Hi everyone, I'm new to pen turning and I'm trying to find out the best way to drill my blanks. I don't have enough travel on my drill press or tail stock (2 1/8" on each). So far I've used my drill press and moved the drill bit a bit lower in the quill to drill out the last part of the blank but this is a bit time consuming. I'm looking for some suggestions on how I can drill that last 1/4-1/2" and a new drill press is not in my future. Thanks!


----------



## Dan Masshardt (Nov 30, 2014)

Drill on the lathe.  Just keep moving the tailstock up.   It's slot easier than moving the drill press table up I  think.


----------



## ed4copies (Nov 30, 2014)

Got any small bowl blanks?

6 x 6 x 2 ish

Drill until you run out of travel, clear the blank and lift it, put the 2" riser under it, drill again---repeat as necessary (often of you are doing peppermills,  only a couple times for most pens)


----------



## WriteON (Nov 30, 2014)

Welcome aboard. I use the lathe for drilling. Works like a champ.


----------



## monophoto (Nov 30, 2014)

My drill press quill has a 2" throw - in theory, that matches many (but not all) pen kits, but in practice, that's not really enough to align the bit and allow it to make a clean opening at the bottom of the hole.

My lathe has slightly more travel, but even that is limited, and there are kits that require even deeper holes.

So my take on this is that apart from spending a lot of money on specialized tooling, there is no simple answer.  

When I'm drilling on the drill press, I use an approach similar to Ed's suggestion.  But instead of bowl blanks, I keep a pile of scraps of 3/4" timber under the bench.  I drill the hole as deep as it will go, lift the blank and slip a timber under the bottom, and then continue drilling.  If necessary, I can add more timbers to get additional depth.  And because the timber scraps are reasonably sized (4x6" or more), they will sit squarely on the drill press table.

On the lathe, I follow Dan's suggestion - I drill as deeply as I can, back the bit out to clear the swarf, but before advancing the quill, I move the tailstock until the bit bottoms out in the hole, and then slowly drive the ram to make the hole deeper.
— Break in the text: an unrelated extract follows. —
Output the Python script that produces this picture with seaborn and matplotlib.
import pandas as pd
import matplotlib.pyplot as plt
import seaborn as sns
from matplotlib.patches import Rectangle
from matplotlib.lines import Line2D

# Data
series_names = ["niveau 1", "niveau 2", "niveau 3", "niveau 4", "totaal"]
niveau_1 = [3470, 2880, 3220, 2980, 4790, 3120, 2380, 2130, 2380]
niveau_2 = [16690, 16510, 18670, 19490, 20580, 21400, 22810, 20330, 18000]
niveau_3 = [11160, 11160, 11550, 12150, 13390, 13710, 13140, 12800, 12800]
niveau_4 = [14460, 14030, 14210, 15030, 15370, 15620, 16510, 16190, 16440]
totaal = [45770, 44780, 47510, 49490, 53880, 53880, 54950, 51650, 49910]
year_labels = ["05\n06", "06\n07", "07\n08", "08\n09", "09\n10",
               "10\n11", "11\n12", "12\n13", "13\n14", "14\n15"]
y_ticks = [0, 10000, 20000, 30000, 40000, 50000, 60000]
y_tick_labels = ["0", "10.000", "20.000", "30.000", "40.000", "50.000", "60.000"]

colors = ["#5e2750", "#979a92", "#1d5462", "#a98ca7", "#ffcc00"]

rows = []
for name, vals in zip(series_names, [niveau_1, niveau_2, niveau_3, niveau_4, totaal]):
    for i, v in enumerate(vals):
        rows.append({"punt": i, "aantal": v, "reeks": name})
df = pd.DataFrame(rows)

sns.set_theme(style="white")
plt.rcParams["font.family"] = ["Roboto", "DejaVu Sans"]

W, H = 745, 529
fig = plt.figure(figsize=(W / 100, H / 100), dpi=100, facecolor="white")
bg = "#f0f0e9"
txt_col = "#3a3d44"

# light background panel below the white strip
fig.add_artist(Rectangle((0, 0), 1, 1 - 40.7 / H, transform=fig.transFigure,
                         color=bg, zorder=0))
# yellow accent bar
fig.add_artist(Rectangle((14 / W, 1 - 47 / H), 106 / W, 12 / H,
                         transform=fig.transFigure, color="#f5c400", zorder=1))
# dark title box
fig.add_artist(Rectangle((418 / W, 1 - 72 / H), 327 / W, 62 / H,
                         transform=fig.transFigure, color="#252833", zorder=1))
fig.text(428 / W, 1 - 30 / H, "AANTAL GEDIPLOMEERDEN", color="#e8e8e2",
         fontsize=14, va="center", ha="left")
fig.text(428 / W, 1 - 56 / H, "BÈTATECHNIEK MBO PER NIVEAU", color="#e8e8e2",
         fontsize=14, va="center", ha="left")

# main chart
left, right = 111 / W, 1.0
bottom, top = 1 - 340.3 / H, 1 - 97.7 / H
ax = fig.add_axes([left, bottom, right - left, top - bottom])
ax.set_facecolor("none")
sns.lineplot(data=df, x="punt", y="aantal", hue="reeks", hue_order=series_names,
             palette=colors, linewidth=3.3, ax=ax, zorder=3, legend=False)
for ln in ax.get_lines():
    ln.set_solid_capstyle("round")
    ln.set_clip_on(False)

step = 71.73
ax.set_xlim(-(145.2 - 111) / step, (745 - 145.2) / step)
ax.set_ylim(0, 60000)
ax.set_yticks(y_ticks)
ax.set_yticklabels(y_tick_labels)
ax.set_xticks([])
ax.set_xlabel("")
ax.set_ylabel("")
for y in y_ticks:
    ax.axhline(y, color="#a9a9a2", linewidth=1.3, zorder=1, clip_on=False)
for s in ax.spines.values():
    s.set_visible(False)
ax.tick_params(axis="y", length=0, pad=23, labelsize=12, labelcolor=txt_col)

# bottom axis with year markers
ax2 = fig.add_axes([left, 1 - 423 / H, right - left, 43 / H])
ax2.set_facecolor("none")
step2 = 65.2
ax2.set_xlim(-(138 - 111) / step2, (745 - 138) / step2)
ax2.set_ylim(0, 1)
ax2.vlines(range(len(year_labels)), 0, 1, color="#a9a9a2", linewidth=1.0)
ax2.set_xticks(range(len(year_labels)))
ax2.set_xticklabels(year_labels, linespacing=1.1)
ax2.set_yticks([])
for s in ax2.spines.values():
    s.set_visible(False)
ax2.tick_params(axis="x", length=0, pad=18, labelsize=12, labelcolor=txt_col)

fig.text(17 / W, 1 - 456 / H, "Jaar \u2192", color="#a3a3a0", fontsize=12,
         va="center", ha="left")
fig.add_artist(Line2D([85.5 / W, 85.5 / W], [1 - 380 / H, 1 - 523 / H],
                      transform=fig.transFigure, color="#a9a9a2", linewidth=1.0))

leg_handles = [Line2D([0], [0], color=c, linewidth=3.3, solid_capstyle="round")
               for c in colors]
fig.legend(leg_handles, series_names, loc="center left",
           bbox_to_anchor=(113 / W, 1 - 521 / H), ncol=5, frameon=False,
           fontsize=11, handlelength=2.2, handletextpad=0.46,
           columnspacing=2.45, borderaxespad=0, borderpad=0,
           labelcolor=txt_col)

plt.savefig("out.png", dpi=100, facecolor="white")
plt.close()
Of course, another interpretation is that this merely illustrates that we never outgrow our need for newer and better tooling - - -


----------



## endacoz (Dec 1, 2014)

Or buy an old Shop Smith or a Taiwan clone of it like I did.   $75.   4 and 3/8 inches quil travel and you can drill horizontaly if you'd like.

But currently I have been drilling my seam ripper kits 3.5-4" on my lathe.  As I Just bought and really like this PSI dedicated pen jaws chuck!  I bought the large one to do bottle stoppers and more.
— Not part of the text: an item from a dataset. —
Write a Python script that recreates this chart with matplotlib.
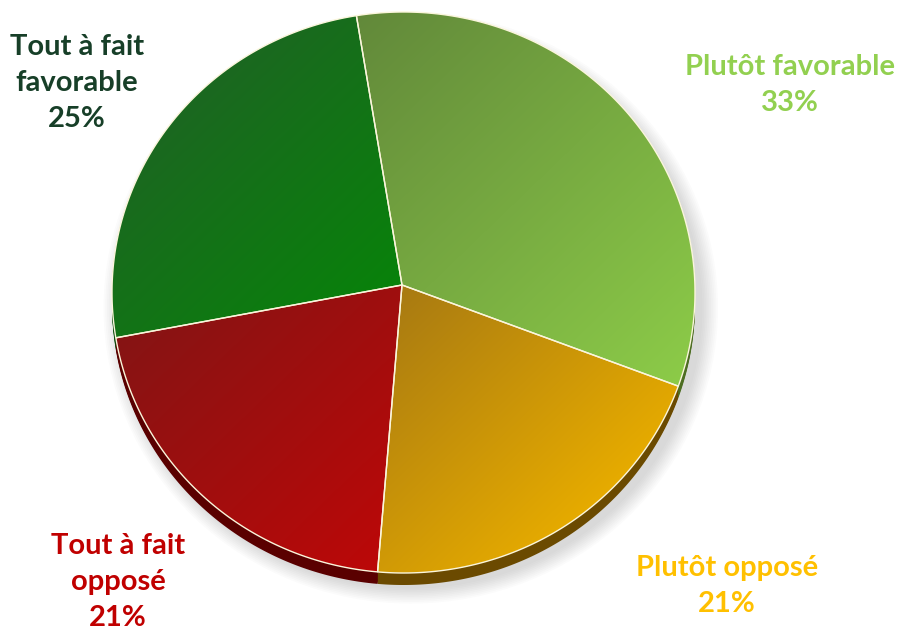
import numpy as np
import matplotlib
matplotlib.use("Agg")
import matplotlib.pyplot as plt
from matplotlib.patches import Polygon, Ellipse
from matplotlib.colors import to_rgb

categories = ["Plutôt favorable", "Plutôt opposé", "Tout à fait opposé", "Tout à fait favorable"]
values = [33, 21, 21, 25]
label_text = ["Plutôt favorable\n33%", "Plutôt opposé\n21%",
              "Tout à fait\nopposé\n21%", "Tout à fait\nfavorable\n25%"]

dark_colors = ["#62893a", "#a87a12", "#861414", "#1b6820"]
light_colors = ["#8ccb48", "#e6ab00", "#bc0808", "#08820a"]
side_colors = ["#4d6e22", "#6b4a00", "#5a0000", "#0d4d0d"]
text_colors = ["#92D050", "#FFC000", "#C00000", "#173F28"]
label_pos_px = [(790, 85), (727, 586), (118, 582), (77, 83)]

W, H = 900, 631
ecx, ecy, rx, ry = 403.5, 292.5, 291.5, 280.5
apex_px = (402, 285)

fig = plt.figure(figsize=(W / 100, H / 100), dpi=100)
ax = fig.add_axes([0, 0, 1, 1])
ax.axis('off')

apex = ((apex_px[0] - ecx) / rx, (ecy - apex_px[1]) / ry)

start = 99.3
total = sum(values)
spans = []
a = start
for v in values:
    s = 360.0 * v / total
    spans.append((a - s, a))
    a -= s


def wedge_verts(t1, t2, dy=0.0):
    th = np.radians(np.linspace(t2, t1, 200))
    pts = np.column_stack([np.cos(th), np.sin(th) - dy])
    return np.vstack([[apex[0], apex[1] - dy], pts])


# soft shadow
for i in range(10):
    e = Ellipse((0.025, -0.055), 2 + 0.012 * i, 2 + 0.012 * i,
                facecolor="#808080", edgecolor="none", alpha=0.03, zorder=1)
    ax.add_patch(e)

# side (depth)
depth = 12 / ry
for k in np.linspace(depth, 0.002, 10):
    for (t1, t2), sc in zip(spans, side_colors):
        ax.add_patch(Polygon(wedge_verts(t1, t2, k), closed=True,
                             facecolor=sc, edgecolor="none", zorder=2))

# top surface with gradients
nx = 300
xs = np.linspace(-1, 1, nx)
ys = np.linspace(1, -1, nx)
X, Y = np.meshgrid(xs, ys)
T = X - Y
for (t1, t2), dc, lc in zip(spans, dark_colors, light_colors):
    v = wedge_verts(t1, t2)
    tv = v[:, 0] - v[:, 1]
    tn = np.clip((T - tv.min()) / (tv.max() - tv.min()), 0, 1)
    c0, c1 = np.array(to_rgb(dc)), np.array(to_rgb(lc))
    img = c0[None, None, :] * (1 - tn[..., None]) + c1[None, None, :] * tn[..., None]
    clip = Polygon(v, closed=True, facecolor="none", edgecolor="none")
    ax.add_patch(clip)
    im = ax.imshow(img, extent=(-1, 1, -1, 1), aspect='auto', zorder=3,
                   interpolation='bilinear')
    im.set_clip_path(clip)
    ax.add_patch(Polygon(v, closed=True, facecolor="none",
                         edgecolor="#fbf6dc", linewidth=1.0, zorder=4))

ax.set_xlim(-ecx / rx, (W - ecx) / rx)
ax.set_ylim((ecy - H) / ry, ecy / ry)

for txt, (px_, py_), col in zip(label_text, label_pos_px, text_colors):
    fig.text(px_ / W, 1 - py_ / H, txt, ha='center', va='center', color=col,
             fontsize=21, fontweight='bold', family=['Lato', 'DejaVu Sans'],
             linespacing=1.47, multialignment='center')

fig.savefig("out.png", dpi=100)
Large Dedicated Pen Blank Drilling Chuck at Penn State Industries


----------



## Sawdust1825 (Dec 1, 2014)

+1 on using the Shopsmith and PSI blank chuck. Much easier than any other method I tried. Watch CL for a used Shopsmith.


----------



## mike4066 (Dec 1, 2014)

I had the same problem with my little benchtop drill press.  I would drill down ~2 inches, clear it, then slide the blank up the bit, put a block under it and continue the rest of the way.

But drilling on the lathe works out much better for me. I get much cleaner holes without any wobble.


----------



## jleiwig (Dec 1, 2014)

I've never actually advanced my quill in my tail stock when I drill. I just leave it unlocked and push it in by hand, then pull it back out to clear and back in again. Works the best of any method I've tried.


----------



## Jim Burr (Dec 1, 2014)

ed4copies said:


> Got any small bowl blanks?
> 
> 6 x 6 x 2 ish
> 
> Drill until you run out of travel, clear the blank and lift it, put the 2" riser under it, drill again---repeat as necessary (often of you are doing peppermills,  only a couple times for most pens)
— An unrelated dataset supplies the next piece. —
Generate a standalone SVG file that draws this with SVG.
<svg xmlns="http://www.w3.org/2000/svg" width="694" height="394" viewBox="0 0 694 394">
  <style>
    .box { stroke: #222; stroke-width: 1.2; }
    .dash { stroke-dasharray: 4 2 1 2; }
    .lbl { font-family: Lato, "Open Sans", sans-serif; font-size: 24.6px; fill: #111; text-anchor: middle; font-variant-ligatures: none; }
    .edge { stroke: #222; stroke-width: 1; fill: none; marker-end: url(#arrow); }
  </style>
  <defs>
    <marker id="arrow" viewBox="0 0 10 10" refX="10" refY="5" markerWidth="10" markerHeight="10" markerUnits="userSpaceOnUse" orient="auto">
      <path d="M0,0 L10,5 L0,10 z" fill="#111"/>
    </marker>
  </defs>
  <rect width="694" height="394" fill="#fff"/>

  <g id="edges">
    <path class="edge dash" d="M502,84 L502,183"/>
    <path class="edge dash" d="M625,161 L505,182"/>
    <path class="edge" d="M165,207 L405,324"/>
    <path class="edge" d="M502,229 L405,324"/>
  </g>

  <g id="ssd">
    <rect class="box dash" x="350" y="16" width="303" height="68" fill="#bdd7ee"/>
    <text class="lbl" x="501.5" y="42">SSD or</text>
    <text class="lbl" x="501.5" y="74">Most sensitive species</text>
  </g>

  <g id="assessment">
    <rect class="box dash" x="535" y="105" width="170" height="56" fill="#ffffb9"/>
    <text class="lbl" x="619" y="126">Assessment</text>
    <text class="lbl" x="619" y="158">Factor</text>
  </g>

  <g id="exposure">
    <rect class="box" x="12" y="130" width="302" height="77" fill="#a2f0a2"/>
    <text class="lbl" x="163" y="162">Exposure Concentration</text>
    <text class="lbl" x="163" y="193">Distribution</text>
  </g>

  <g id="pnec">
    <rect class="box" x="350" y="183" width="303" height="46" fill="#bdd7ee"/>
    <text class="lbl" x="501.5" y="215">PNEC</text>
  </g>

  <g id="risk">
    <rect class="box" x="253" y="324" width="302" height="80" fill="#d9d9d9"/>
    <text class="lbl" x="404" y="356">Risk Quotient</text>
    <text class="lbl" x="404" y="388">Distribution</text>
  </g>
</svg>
Until my 1642 showed up...this is how I did it. Works well.


----------



## Paul in OKC (Dec 1, 2014)

Ditto on the the drill press ideas. I used to do that, drill, stop the bit, slide up the bit and put about a 1" block under, continue drilling.


----------



## scottm (Dec 12, 2014)

Thanks everyone for all your thoughts. I've been using the drill press and sliding a 3/4" board under the blank. Before i slide the board under i make sure to leave the drill bit in the pen blank. with the drill off I then raise it up to slide the board under. This seems to be working well and keeps the hole the correct size.  Thanks for all the help!


----------